Requirement> Which lines below hold the word "image"? Copy all of them.
####################
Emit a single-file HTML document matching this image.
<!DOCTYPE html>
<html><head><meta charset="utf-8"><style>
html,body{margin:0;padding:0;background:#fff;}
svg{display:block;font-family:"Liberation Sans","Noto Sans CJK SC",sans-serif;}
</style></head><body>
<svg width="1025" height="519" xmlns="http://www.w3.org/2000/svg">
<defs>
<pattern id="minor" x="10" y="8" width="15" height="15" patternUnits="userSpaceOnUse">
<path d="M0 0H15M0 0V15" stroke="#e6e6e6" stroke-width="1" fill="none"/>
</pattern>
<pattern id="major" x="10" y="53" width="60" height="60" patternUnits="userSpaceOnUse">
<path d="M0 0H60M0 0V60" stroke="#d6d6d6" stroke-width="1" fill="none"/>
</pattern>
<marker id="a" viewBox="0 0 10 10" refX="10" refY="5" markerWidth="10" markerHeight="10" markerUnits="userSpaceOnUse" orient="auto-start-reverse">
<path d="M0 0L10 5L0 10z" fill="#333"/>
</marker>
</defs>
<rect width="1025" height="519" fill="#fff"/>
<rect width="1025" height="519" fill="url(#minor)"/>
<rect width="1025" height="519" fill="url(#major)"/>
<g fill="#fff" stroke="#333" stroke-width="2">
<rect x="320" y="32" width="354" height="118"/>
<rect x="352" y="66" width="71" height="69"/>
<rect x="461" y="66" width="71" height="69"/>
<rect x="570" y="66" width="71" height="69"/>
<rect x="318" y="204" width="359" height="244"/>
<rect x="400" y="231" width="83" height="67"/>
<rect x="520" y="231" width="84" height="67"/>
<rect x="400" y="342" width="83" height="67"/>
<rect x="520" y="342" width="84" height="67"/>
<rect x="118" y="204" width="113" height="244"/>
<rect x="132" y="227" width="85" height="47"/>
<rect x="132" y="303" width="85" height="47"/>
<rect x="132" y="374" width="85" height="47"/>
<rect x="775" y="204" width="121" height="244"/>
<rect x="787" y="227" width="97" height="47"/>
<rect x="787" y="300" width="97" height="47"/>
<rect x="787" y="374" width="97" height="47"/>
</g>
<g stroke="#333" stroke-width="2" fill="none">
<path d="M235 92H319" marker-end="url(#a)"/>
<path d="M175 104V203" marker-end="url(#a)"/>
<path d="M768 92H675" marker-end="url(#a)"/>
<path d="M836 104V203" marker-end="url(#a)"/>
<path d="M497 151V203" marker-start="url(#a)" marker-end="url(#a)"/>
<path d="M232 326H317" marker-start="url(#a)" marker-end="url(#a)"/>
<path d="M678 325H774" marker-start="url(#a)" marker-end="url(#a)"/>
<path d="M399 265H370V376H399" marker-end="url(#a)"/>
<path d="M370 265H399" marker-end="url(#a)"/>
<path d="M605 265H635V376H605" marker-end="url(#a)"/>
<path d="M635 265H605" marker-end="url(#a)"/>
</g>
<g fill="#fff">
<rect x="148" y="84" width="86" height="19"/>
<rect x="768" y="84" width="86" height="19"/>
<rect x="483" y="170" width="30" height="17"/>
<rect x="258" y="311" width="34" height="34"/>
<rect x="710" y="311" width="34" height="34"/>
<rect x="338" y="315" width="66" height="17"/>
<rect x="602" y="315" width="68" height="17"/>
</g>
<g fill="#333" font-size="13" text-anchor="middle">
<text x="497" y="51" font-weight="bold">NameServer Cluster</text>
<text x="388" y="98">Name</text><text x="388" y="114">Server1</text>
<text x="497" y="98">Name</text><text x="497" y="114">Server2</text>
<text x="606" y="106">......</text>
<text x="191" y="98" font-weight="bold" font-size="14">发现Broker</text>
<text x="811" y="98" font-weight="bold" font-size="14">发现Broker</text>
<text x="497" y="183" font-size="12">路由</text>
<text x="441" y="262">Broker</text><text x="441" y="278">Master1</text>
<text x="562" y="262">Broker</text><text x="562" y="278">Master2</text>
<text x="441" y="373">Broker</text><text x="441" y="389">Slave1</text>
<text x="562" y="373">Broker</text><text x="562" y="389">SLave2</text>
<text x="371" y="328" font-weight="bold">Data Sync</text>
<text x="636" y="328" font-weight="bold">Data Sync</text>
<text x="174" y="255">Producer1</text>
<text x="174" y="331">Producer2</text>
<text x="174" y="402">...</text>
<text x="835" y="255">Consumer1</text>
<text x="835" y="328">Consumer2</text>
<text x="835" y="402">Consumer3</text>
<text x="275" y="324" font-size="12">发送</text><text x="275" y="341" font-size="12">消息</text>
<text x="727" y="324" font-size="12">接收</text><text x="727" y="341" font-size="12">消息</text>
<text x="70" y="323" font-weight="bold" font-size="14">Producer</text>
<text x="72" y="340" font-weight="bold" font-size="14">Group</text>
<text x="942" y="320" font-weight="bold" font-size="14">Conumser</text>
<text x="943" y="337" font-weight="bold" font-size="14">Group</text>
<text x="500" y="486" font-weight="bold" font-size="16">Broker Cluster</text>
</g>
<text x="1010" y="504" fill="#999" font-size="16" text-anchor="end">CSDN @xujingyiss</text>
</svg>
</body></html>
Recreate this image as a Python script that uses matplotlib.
####################
Finished answer>
Emit a single-file HTML document matching this image.
Recreate this image as a Python script that uses matplotlib.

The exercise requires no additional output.